Soundview Executive Book Summaries

The Dawn of Social Commerce

If you read this blog with any frequency, you know that I’m a bit old fashioned. I still pay some of my bills by writing a check. My phone is mainly used to make phone calls. I even still enjoy dropping by people’s homes for a visit rather than viewing their photos on various Facebook pages. However, one area of modern life to which even I’ve taken quite a fancy is the ability to shop online. Not only is it a matter of convenience, but the “global mall” and all its treasures ensures that family members get exactly what they want for birthdays.

Yet for some people, the ability to shop in “real world” establishments is still an important social activity. The occasional trip to the mall is less about the products and more about spending time with others. The fun people have during these excursions helps associate positive feelings with shopping, making the process something that is likely to be repeated, a joy for retailers. By contrast, online shopping is a solo activity. People may occasionally e-mail product links to friends and seek opinions about a pair of shoes or a set of golf clubs, but the process isn’t the same as standing next to a friend in a store and saying, “I can’t in good conscience let you buy that!”

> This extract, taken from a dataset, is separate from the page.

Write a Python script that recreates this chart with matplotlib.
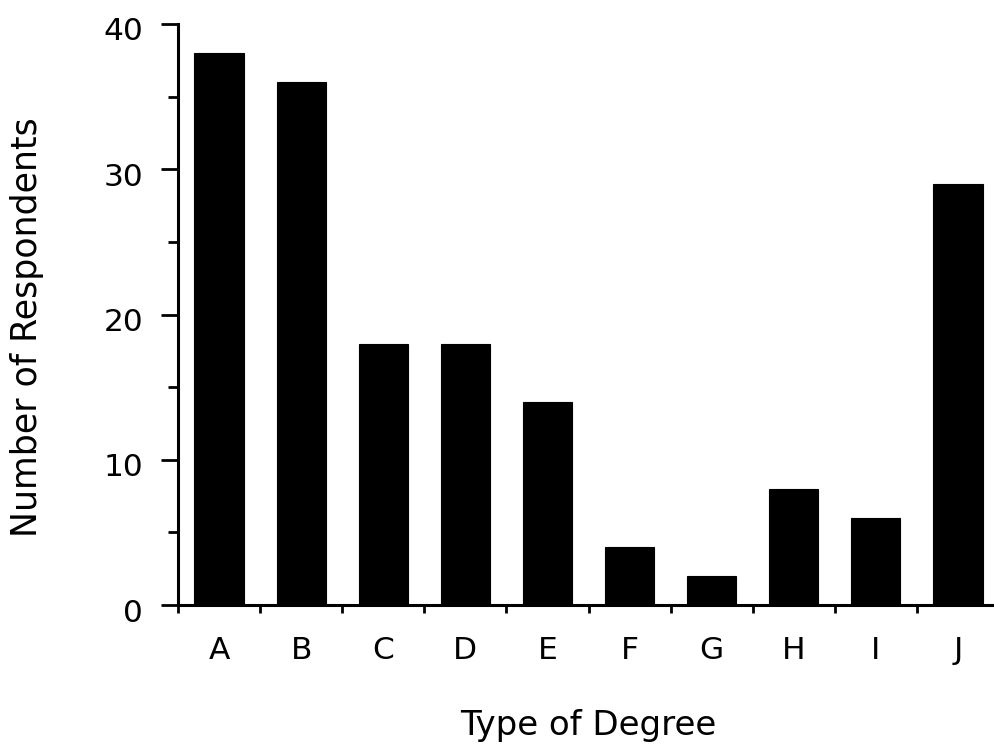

So where do we go from here? According to Online Media Daily, we may be on the verge of combining social interaction and online shopping. As the author of the article in the above link Dave Jackson indicates, some of the technology that companies are considering implementing has existed for years. We”ve had live chat functions and shared Web browsing capabilities for quite some time, but retailers had previously deemed this technology’s value less important than traditional strategies such as sending coupons via e-mail.

The benefits of sharing the online shopping experience could prove tremendous for companies currently struggling to get shoppers to buy. As I referred to earlier, people currently e-mail each other links or photos of items and wait for a response from the other person. By the time the other person replies, even if he or she says, “You have to buy that!” the potential buyer may have moved on. The trail, in essence, has gone cold and the sale is not made. A chat feature on a retailer’s Web site would allow instant feedback. The concepts of “impulse buying” and “peer pressure” have driven retailing for decades. This technology is a way to bring a real-time version of both of these ideas into the world of online buying.

Much of this discussion ties into the concepts in Chris Brogan and Julien Smith’s book Trust Agents: Using the Web to Build Influence, Improve Reputation and Earn Trust. There is a considerable lack of trust online and the authors note that the average online consumer is “cynical, savvy and informed.” One way the social commerce concept could play out is if a clothing retailer offered the option to chat with a store-appointed “fashion consultant” who could help gentlemen pair shirts and ties or give women advice on the right outfit for a particular event. Brogan and Smith would likely point out that the key to this interaction is sincerity on the part of the retailer. In Trust Agents, the authors discuss the need for businesses to cut back on the sledgehammer promotion tactics and instead be genuine in their efforts to help customers. I, for one, wouldn’t mind a little friendly advice now and again while trying to pick an outfit for my fashionable daughter.